Sunday, November 20, 2022

Thanks for everything

If you are reading on a smartphone, use landscape / hold phone sideways. 


Thanks. Thanks a bunch. Oh, THANK YOU SO MUCH!!!

We use expressions with thank you and thanks to respond to something politely and to show we are grateful for something. Thanks is more informal than thank you. We often add other words to make the response stronger:

I appreciate your help. I am grateful for your help. I am so very grateful for your time. I greatly appreciate your help. Thank you for such a wonderful contribution. Thank you for taking the time. Thank you for taking the trouble to help me. Thank you for the help! 

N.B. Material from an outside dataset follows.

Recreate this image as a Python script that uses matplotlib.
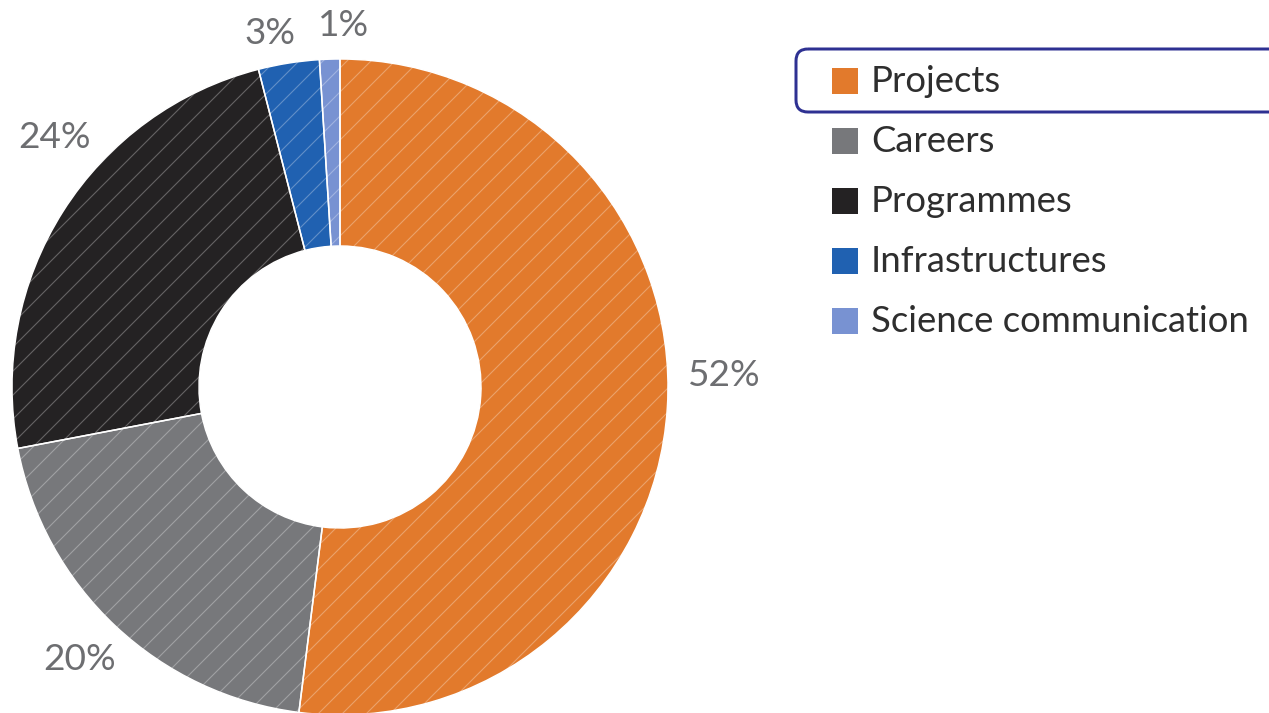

No response is necessary to a "thanks" - unless a question soliciting a response is in the thank you. Accept the thank you with a smile. Unless you want to use the thank you email as a segue into continuing the conversation - there is no need to respond. 

How do you reply to a "thank you" professionally?

I appreciate your message. Your message means a lot to me. Thanks for the kind words. Glad I could help. It's great to know I've made a difference. It's my pleasure! No need to say thanks; it's what I do. 

The phrase any time is also used as an informal response to a person expressing thanks. Similar to you're welcome, for example, when someone thanks you for helping them, you might respond by saying "Any time! Glad to help!"

What emotion is thankful?

Gratitude is one of the many positive emotions. It's about focusing on what's good in our lives and being thankful for the things we have. Gratitude is pausing to notice and appreciate the things that we often take for granted, like having a place to live, clean water, friends, family, even access to the Internet. 

An attitude of gratitude means making the conscious habit of expressing appreciation on a regular basis for big and small things alike. We may be grateful for our relationships, health, business, material items, food in our kitchen, running water in our homes, and our overall sense of well-being. 

People who are thankful often have the same agenda, but they have a different attitude. It is not one of self. It is one of humility. They recognize the importance of others even over their own. Being thankful for what you have is conceived as virtuous, while acts expressing gratefulness to those who have benefitted you is often regarded as morally praiseworthy, if not morally expected. 

A recent survey showed that an employee's job satisfaction, motivation, and feelings of self-worth are all tightly linked to a supportive boss and rise and fall according to how much support they get. 

"To add value to others, one must first value others." ~ John Maxwell

"Leaders don't inflict pain, they share pain." ~ Max Depree

"To win in the marketplace you must first win in the workplace." ~ Doug Conant

In 2023, we are making the conversion to an employee owned business. Our people are invited to become fractional owners, if they wish to do so. In the USA, only around 31% of employees feel fully engaged with their work. Sometimes it takes a little something extra, and that bit of magic can be difficult to describe.

As we enter into the Thanksgiving Week, I am very much aware that everything I have, everything I own, everything that I get to enjoy - I owe to others. My customers, my vendors, my staff - they are the reason for my current status in business and in life. And of course - my family

There are a few rules that I have in business. One is that profitability = freedom. It is very hard to be generous, it is very hard to pay it forward - if you are broke. The other rule is to teach everything you know. By doing this, you make it better for the next generation. You can leave things better than how you found them. None of us lives forever, but together - you (all) can build something that does. 

As a parent, the only thing you want to hear from your kids is this: "I'm healthy, I'm happy, and I appreciate all of your support. I know that I can always call you about anything, anytime. I love you." 

There is a concept of "work - life balance" where you don't live to work, but you work to live. I understand. I get that most workplaces are not, well, not fantastic. Today, the news is full of stories of layoffs, and poor working conditions. Bosses treating people shabbily. It is hard for me to understand how this still exists. By now, you would think that business leaders would have figured out that passionate productive people produce profits! 

As I head into Thanksgiving week, I am full of appreciation, gratefulness, gratitude, and thankfulness. I am going to be putting up an away message on my email. I am going to say that I will not be checking emails until Monday, 11/28. And that, will be a lie. 

When you love what you do for a living, when you love your profession - you GET to go to work. You GET to check emails. You GET to hang out with your friends and family. You know, hanging out with your vendors, sponsors, clients, customers, your workers, your contractors, your staff. You know - hanging out with your family. 

Hey, they made Thanksgiving a national holiday here in the USA - by an act of Congress - in 1942. 

That might be one of the best "Acts of Congress" ever.